This was the first CODEL to Russia since the passage of the Magnitsky Act, the new law that authorizes the U.S. government to freeze the assets of, and
institute travel bans against, any Russian officials accused of gross human rights violations. It's exceptionally strange for a number of reasons, not
counting Seagal. First, Bachmann as was an outspoken critic of the Kremlin's Dima Yakovlev Act, a "counter-Magnitsky" measure which, among other things,
prohibited Americans from adopting Russian orphans. Second, Rohrabacher, Bachmann, King and Cohen all voted for Magnitsky and yet they were not denied
visas to Russia as was
Representative Chris Smith (R-New Jersey), who chairs the House Foreign Affairs Subcommittee on Human Rights. "The Magnitsky bill is the reason I didn't
get the visa," Smith told Foreign Policy,
noting that he'd managed to travel unobstructed to the former Soviet Union.
It is unclear as yet as to whether or not they went on to Chechnya, much less under the auspices of the unlikely cultural statesman Seagal, who apparently
reached out
directly to Rohrabacher. Politico has described an internal wrangle within the
delegation about the wisdom of traveling alongside the star of Above the Law to the Kremlin's Caucasian suzerainty, which is run by a warlord who is
nothing if not above the law himself.
Under "President" Ramzan Kadyrov's rule, Chechnya has become, in the word of Freedom House's Arch Puddington, "one of the world's largest Potemkin
villages," in which extrajudicial killings, kidnappings, rape and the torture and murder of journalists and human rights activists has become de rigueur.
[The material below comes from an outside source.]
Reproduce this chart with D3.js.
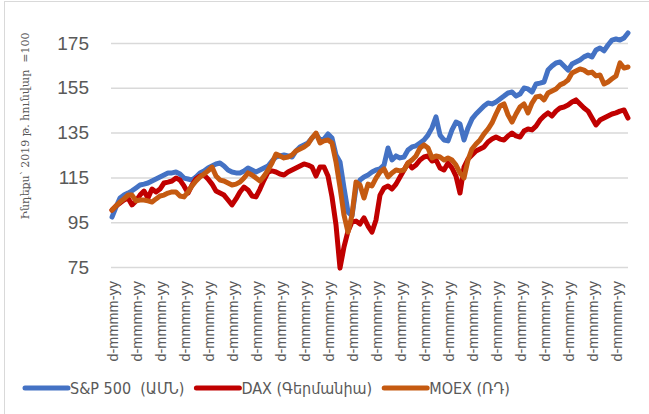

Kadyrov has personally been implicated in the assassinations of Anna Politkovskaya, the muckraking reporter for Novaya Gazeta, and Natalia Estimerova, both of whom exposed
the depredations of Russia's military occupation of Chechnya, as well as hits against Chechen exiles in Dubai, Istanbul, and Vienna. The Austrian capital
was where Umar Israilov, one of Kadyrov's former bodyguards, was murdered after a long, sordid involvement in the president's thuggish inner circle.
According to the New York Times, Israilov defected and claimed that the Chechen dictator personally beat and electrocuted him, alternating in
the role of torturer with members of Russia's Federal Security Services (FSB).
Other Kadyrov bodyguards -- some of whom bear a strong resemblance to Bashar al-Assad's shabiha
atrocity-makers -- have fared substantially better. Several were arrested in Moscow in 2011 for kidnapping, torture and extortion -- then released in what
Novaya Gazeta suggested was a coordinated state action by the FSB, the Russian Prosecutor's Office, the FBI-like Investigative Committee and the
Presidential Administration. Many FSB officers who contacted the independent newspaper
"informed us that almost all the staff of their department are refusing to go out on the job, and are prepared turn in their official IDs," in anger
against the domestic spy agency's derogation of justice.